Blue Delta Capital Partners, a Tysons-based venture capital firm, is preparing to make more equity investments in local growth-stage tech firms serving the federal government following the close of a $250 million fund.

The firm plans to offer noncontrolling ownership investments of between $15 million and $50 million from its Blue Delta Capital Fund IV, its largest fund to date and one that follows the $215 million Fund III it launched in December 2021. Blue Delta Capital boasts more than $665 million in assets under management across several funds it has launched since its founding in 2009.

For Fund IV, which Blue Delta Capital General Partner Mark Frantz told me took only a few weeks to raise, the firm plans to back established firms that need additional capital for growth.
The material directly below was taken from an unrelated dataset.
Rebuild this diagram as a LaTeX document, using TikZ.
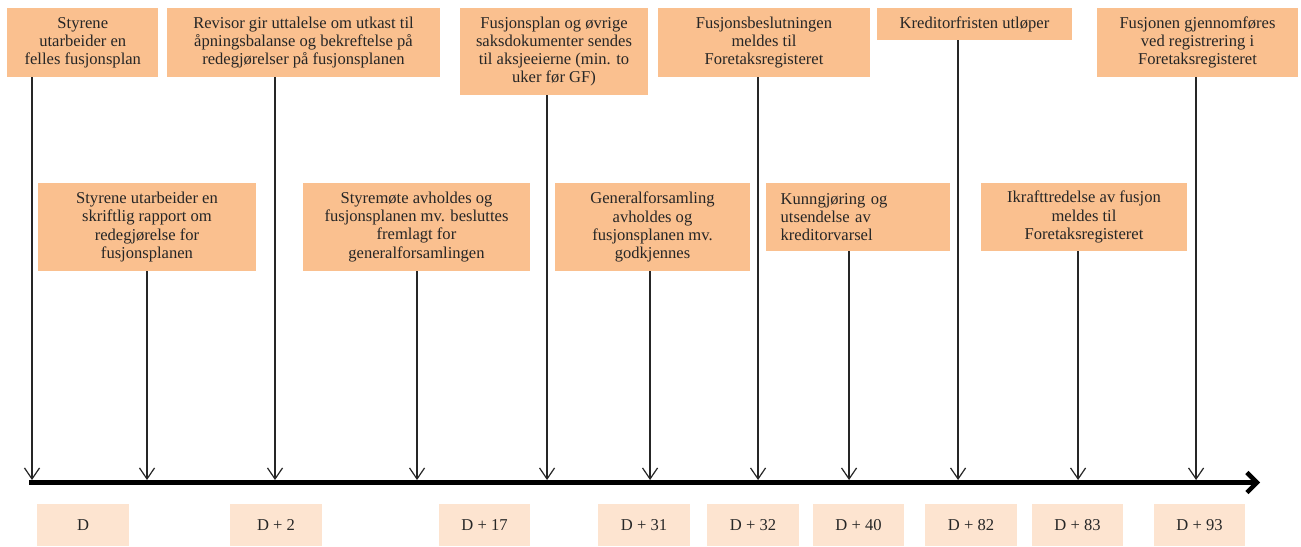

These companies must generate at least $40 million in revenue annually and provide some sort of service or solution for the U.S. government.

"Think mini SAICs, mini CACIs, mini Leidoses on a much smaller scale," Frantz told me. "They're people who work and learn and grow up around here doing high-end software development, they're working on cybersecurity stuff, cloud analytics, AI and [machine learning]."

Frantz said he expects to cut two to three checks per year out of this fund and envisions having it fully deployed in the next three years. While he declined to share the names of the dozens of U.S.-based institutional investors that participated, he noted all but one of them are repeat investors from prior funds from the firm.

He added that even though capital from the fund has been solicited from across the country, it'll likely only get invested into companies that have a headquarters somewhere in Greater Washington.

"This is our hometown; this is a hometown fund focused on our hometown sector," Frantz said. "This is where the money is going to get deployed."

Frantz said in addition to the financial backing, Blue Capital Capital, which has about a dozen employees, will help the companies with operations and talent recruitment as well as M&A support to help them grow. He noted that the fund's relatively smaller size compared to some of the firm's peers will allow Blue Delta Capital to have more favorable terms with its limited partners and portfolio companies.

The arrival of the latest fund could come as a boon for local tech firms seeking outside investment.

According to a July report from data analytics firm PitchBook and the National Venture Capital Association, the number of venture capital deals to Greater Washington companies is continuing to see an overall decline, a trend mirroring national activity that appears to favor bigger bets at the expense of more frequent ones. It's estimated that local firms reached terms for 67 venture capital deals between April and June, down from 102 deals in the second quarter of 2023 but a slight uptick from the 64 deals in the first quarter, a revision from initial findings.